[Code that draws figures]

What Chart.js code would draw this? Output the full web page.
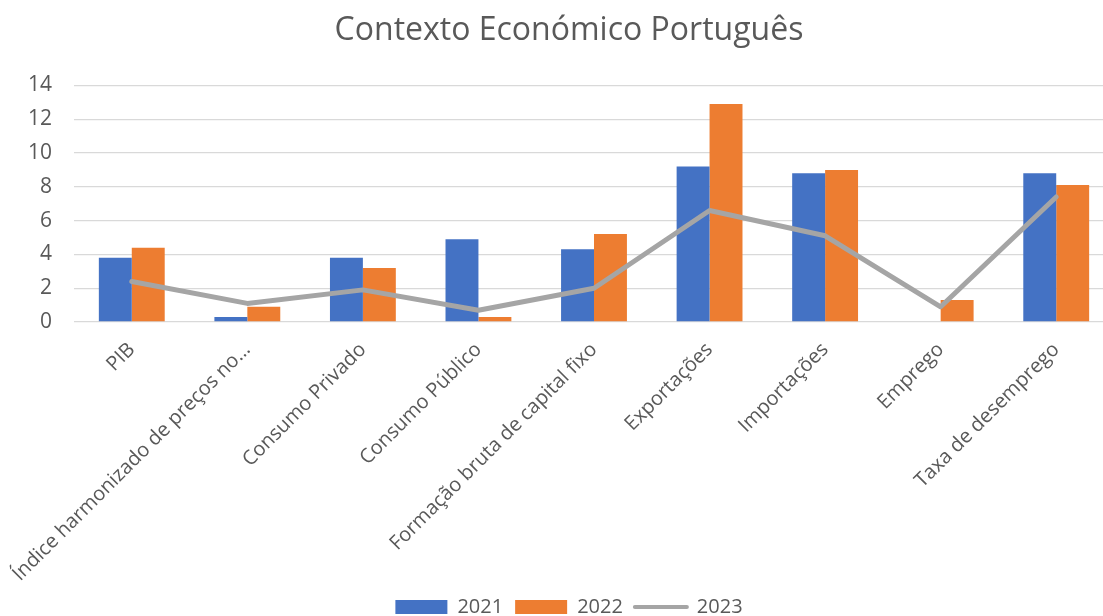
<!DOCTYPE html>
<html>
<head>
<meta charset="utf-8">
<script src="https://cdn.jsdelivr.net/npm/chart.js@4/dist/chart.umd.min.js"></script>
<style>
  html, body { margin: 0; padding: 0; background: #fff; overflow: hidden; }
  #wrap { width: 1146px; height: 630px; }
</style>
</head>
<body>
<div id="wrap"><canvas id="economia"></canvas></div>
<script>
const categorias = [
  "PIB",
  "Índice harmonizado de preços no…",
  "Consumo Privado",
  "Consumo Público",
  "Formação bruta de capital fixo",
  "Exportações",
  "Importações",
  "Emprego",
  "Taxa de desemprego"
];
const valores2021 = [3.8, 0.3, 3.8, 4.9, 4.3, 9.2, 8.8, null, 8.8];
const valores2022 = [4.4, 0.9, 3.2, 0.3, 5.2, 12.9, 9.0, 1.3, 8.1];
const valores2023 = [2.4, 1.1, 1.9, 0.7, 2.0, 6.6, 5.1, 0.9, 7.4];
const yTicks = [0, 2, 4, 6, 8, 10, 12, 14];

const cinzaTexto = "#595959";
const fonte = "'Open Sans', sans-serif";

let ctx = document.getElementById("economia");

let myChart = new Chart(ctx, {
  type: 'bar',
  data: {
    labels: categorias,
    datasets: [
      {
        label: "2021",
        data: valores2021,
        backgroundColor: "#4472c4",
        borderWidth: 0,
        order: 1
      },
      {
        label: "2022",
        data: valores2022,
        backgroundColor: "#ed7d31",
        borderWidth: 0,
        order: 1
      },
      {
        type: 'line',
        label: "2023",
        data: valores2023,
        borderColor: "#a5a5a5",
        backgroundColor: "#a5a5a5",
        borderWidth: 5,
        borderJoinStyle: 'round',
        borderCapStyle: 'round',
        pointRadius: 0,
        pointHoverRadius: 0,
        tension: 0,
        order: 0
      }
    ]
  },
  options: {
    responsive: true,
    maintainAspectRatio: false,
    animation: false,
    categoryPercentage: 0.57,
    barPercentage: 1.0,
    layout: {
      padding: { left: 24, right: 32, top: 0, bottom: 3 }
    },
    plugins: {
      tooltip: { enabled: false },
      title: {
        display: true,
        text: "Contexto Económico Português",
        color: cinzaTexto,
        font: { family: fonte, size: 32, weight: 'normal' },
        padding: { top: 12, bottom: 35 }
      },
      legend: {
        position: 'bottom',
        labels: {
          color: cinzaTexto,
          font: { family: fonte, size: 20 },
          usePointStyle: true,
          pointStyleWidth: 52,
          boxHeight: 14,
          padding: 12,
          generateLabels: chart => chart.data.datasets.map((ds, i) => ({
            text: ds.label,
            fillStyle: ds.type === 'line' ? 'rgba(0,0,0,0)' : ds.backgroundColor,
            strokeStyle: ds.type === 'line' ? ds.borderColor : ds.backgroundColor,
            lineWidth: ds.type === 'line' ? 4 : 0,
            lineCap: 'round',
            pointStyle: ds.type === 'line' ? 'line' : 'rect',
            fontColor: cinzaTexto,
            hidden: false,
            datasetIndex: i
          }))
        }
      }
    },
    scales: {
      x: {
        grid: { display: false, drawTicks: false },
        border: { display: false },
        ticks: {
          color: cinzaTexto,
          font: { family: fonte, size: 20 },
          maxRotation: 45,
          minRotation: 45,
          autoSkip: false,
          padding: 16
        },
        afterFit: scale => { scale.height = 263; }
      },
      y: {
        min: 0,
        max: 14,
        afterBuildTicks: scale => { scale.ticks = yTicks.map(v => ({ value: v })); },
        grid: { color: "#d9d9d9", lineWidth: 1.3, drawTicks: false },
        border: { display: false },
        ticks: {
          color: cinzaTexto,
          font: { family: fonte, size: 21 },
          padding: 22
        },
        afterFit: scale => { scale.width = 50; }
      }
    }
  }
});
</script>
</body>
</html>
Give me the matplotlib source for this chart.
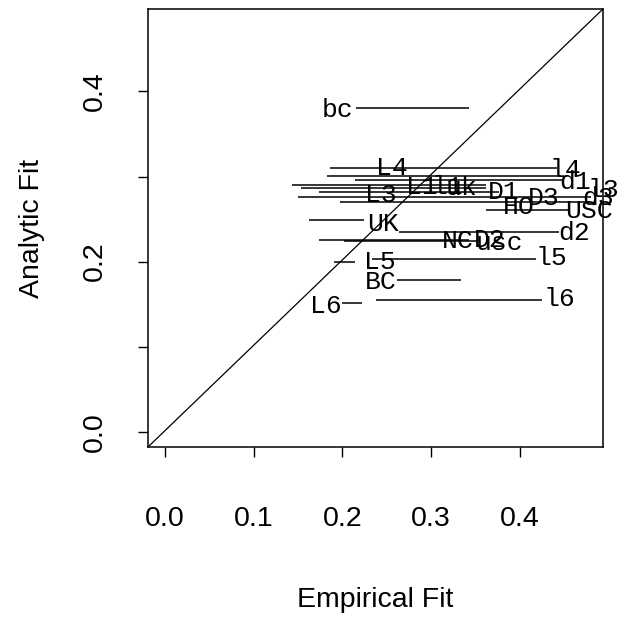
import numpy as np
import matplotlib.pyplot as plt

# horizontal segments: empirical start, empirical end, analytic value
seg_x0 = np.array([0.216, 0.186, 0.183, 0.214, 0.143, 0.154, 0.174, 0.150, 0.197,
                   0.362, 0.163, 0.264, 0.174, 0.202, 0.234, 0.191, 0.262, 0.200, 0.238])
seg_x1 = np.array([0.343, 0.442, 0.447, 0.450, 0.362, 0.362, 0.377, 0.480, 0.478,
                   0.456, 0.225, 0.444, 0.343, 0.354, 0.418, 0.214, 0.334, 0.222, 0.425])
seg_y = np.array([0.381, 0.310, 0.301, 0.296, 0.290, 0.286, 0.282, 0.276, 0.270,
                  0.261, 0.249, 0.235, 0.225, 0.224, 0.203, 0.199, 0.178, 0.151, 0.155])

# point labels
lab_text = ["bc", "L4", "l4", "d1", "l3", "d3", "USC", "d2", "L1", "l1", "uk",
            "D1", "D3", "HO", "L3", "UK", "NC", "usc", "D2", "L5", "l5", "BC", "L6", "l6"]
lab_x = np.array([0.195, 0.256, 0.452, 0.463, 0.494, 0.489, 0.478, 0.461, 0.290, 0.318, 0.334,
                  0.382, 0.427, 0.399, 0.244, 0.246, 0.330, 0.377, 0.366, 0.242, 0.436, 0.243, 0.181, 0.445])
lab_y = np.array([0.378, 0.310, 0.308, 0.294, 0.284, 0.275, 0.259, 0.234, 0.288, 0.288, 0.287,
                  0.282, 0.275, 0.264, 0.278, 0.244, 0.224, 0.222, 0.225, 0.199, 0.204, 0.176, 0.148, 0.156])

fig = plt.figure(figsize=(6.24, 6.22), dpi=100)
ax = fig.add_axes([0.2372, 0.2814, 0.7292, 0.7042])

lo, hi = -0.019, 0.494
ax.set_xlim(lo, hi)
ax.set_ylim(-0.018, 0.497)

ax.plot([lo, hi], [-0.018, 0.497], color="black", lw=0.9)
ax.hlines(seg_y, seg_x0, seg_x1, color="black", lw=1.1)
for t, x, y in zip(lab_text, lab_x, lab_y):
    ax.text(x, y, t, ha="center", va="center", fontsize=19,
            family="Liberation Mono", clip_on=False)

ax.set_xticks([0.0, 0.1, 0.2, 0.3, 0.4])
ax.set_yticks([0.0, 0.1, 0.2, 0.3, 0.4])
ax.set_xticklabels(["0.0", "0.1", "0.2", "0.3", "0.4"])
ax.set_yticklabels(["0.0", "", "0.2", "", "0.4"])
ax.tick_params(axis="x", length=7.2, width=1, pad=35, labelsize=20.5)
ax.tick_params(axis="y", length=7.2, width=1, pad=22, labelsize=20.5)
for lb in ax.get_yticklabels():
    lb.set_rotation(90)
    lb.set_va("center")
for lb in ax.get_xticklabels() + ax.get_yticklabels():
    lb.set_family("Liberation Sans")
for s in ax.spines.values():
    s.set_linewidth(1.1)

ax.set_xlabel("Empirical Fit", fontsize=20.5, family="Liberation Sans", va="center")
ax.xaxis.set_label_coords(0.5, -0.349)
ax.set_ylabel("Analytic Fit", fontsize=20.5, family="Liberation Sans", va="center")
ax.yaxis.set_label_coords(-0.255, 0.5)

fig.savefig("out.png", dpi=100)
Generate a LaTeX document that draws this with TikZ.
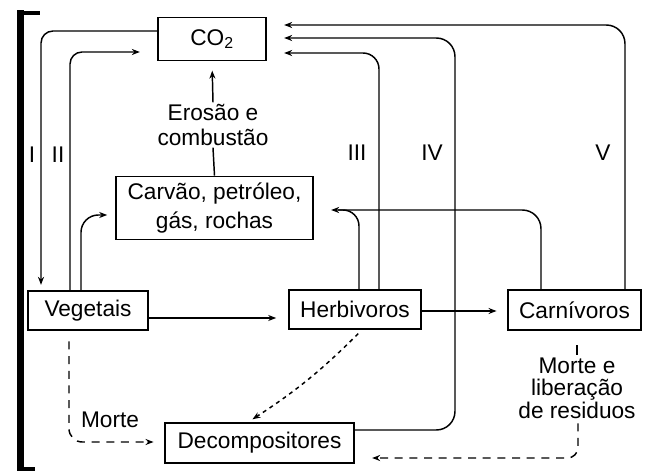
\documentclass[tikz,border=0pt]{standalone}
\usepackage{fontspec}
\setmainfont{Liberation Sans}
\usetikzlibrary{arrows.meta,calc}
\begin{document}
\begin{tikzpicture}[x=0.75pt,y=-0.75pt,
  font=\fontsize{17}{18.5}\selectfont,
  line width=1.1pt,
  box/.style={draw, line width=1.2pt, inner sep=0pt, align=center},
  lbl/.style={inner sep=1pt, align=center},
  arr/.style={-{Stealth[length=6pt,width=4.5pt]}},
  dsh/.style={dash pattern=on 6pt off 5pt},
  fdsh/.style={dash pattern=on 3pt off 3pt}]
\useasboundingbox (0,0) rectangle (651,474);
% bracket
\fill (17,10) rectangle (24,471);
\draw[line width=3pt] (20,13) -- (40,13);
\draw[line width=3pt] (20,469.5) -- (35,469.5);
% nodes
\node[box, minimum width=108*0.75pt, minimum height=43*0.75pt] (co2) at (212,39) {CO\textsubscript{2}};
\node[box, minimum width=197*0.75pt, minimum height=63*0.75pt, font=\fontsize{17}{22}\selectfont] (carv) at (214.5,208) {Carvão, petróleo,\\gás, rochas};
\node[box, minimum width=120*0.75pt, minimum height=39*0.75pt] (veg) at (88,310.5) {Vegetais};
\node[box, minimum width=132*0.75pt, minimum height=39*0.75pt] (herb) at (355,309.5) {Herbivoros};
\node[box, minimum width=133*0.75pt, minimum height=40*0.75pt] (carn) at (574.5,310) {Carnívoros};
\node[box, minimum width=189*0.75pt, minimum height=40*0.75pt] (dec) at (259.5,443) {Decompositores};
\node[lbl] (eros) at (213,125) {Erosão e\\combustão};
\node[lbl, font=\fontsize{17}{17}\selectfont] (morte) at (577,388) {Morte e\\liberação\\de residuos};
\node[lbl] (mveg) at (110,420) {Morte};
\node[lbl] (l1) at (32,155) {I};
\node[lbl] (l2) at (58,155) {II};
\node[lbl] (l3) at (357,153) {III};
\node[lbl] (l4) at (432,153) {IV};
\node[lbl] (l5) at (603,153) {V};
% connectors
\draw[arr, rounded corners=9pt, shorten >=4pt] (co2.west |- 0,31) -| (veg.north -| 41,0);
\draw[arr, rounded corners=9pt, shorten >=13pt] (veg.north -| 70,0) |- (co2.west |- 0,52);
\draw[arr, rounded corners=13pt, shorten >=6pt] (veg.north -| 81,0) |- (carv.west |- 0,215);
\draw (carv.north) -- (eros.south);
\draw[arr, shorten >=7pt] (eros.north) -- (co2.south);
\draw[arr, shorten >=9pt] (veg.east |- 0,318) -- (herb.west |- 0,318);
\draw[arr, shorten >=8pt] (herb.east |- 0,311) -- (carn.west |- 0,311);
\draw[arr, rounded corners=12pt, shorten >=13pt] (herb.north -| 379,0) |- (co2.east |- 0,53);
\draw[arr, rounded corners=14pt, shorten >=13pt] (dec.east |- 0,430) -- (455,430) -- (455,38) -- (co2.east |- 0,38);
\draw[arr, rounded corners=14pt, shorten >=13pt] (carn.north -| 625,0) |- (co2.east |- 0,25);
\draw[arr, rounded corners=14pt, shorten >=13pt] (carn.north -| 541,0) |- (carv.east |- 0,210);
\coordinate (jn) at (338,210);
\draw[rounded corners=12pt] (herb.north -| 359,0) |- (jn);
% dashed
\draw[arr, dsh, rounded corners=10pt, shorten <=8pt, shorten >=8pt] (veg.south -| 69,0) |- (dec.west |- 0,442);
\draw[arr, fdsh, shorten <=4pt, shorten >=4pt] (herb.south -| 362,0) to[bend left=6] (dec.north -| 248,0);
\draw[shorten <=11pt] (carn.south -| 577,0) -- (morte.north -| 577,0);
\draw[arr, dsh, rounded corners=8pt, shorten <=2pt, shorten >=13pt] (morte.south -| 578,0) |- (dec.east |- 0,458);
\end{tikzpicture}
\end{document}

▶ [Exercise requirements]
Above are several records. Count the lines among them that contain "this" and give only the total.

▶ [Answer to the problem]
3